= Required task =
Below are some records. How many of their lines contain the string "this"? Give the number only.

— BEGIN —

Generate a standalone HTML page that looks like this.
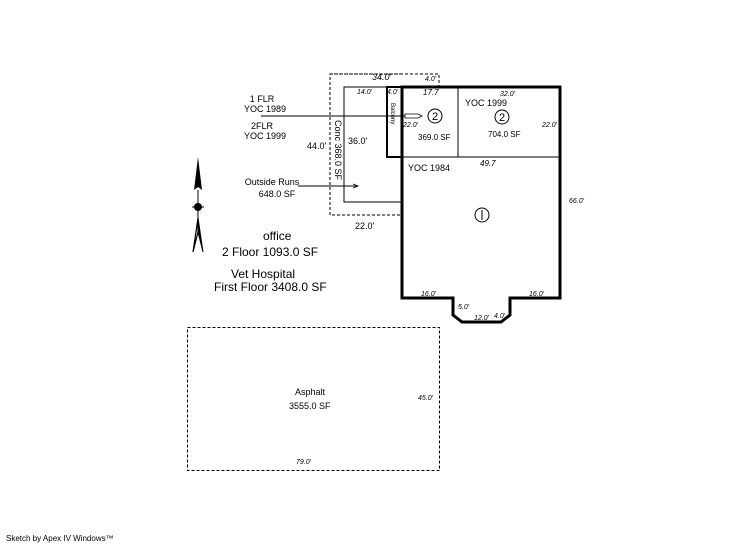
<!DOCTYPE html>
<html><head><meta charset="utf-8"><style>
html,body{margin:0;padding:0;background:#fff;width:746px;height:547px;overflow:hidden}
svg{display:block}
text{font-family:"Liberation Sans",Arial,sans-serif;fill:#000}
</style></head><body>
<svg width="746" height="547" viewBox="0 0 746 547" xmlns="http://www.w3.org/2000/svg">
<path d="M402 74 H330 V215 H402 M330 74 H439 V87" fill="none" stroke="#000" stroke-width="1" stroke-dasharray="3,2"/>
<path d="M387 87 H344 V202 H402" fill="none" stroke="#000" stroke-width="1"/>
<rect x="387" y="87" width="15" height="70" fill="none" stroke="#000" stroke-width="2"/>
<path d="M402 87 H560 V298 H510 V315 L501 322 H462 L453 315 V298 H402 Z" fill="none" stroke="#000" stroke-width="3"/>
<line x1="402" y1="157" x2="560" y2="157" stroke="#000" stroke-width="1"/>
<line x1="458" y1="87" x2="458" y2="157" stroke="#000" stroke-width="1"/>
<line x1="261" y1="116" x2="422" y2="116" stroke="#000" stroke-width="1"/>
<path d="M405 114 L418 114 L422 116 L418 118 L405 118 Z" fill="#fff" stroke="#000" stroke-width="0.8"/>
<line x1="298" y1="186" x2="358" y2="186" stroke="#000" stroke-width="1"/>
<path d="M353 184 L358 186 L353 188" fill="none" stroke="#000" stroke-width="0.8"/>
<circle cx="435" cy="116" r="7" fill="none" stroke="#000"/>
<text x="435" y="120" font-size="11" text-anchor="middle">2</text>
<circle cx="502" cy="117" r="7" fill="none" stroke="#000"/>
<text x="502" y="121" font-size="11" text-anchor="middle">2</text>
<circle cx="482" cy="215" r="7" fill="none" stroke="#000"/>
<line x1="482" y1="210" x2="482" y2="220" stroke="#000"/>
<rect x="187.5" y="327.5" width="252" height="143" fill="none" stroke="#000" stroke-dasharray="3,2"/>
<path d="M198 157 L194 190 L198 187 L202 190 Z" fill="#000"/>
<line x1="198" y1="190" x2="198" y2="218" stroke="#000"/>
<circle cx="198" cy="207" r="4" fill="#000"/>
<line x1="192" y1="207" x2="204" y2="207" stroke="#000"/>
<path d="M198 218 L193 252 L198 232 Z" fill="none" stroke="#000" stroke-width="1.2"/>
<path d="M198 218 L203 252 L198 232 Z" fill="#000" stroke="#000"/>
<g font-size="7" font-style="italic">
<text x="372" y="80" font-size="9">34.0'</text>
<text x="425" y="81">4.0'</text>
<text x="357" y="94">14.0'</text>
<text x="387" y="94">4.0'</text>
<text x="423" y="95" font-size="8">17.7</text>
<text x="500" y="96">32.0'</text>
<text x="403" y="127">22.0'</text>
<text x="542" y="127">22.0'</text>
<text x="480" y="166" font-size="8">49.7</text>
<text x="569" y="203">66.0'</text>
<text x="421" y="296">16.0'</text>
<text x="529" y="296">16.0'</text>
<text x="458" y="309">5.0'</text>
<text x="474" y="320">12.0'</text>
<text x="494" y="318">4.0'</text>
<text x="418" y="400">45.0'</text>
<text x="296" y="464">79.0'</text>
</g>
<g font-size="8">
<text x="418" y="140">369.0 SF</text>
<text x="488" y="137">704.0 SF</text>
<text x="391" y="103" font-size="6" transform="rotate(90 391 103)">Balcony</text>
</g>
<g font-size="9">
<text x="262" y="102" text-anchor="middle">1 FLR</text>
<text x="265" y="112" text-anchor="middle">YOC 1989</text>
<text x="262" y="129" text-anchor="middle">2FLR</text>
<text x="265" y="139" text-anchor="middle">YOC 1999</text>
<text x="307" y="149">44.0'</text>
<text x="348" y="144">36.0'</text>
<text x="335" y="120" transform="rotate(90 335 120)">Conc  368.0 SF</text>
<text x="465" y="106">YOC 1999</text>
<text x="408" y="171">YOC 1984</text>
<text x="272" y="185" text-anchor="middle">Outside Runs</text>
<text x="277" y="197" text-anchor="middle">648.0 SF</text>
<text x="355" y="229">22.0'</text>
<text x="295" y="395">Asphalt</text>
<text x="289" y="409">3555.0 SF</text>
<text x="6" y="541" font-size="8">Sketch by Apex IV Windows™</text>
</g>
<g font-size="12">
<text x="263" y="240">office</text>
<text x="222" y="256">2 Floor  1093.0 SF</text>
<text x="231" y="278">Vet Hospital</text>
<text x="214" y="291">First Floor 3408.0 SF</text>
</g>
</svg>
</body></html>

— END —
— BEGIN —

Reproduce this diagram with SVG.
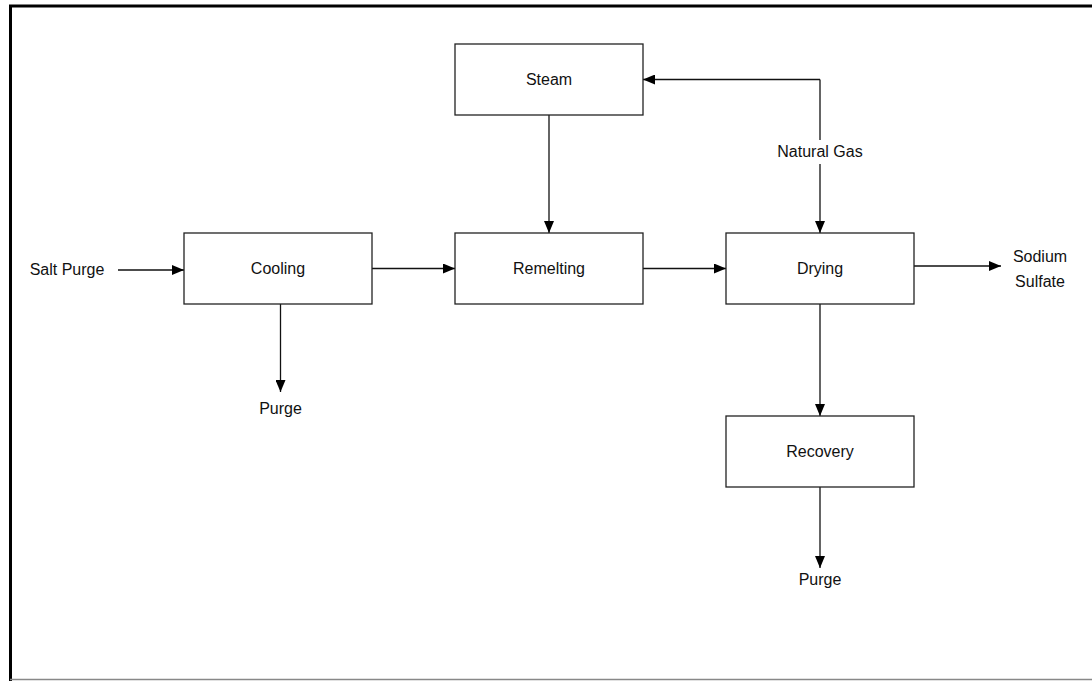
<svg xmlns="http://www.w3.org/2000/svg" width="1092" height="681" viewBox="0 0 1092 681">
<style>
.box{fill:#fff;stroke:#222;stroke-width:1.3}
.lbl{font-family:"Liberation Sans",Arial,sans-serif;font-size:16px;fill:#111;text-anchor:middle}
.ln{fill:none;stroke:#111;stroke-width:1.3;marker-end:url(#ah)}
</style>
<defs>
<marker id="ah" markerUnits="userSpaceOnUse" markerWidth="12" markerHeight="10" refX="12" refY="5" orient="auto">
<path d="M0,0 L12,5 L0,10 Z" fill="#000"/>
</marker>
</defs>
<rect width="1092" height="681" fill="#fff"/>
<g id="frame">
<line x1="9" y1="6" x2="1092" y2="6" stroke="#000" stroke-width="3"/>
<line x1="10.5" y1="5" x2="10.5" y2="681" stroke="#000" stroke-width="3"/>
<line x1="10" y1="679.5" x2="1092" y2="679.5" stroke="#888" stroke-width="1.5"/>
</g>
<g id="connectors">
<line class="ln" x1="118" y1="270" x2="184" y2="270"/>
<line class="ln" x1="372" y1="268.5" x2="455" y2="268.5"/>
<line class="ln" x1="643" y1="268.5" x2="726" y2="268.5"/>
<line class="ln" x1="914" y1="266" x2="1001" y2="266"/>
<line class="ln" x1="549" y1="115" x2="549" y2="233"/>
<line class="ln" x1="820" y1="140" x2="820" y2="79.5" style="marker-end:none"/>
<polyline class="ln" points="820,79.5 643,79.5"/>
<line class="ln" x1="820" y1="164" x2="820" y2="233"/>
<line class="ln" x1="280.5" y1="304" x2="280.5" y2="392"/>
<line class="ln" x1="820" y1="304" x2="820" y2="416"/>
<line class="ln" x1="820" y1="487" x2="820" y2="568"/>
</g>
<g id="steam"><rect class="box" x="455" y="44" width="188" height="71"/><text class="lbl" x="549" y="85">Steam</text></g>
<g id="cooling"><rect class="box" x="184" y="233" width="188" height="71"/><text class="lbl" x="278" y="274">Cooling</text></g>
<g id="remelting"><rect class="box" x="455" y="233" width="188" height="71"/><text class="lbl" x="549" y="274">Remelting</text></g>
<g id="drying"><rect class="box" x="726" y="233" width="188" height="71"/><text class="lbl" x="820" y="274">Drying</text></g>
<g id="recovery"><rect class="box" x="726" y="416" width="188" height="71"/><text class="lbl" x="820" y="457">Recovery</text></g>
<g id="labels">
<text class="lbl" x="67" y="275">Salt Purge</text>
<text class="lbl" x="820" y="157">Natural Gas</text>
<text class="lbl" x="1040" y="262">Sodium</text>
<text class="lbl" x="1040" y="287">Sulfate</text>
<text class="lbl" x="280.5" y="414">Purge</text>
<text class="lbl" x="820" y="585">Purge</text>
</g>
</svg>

— END —

= Output =
2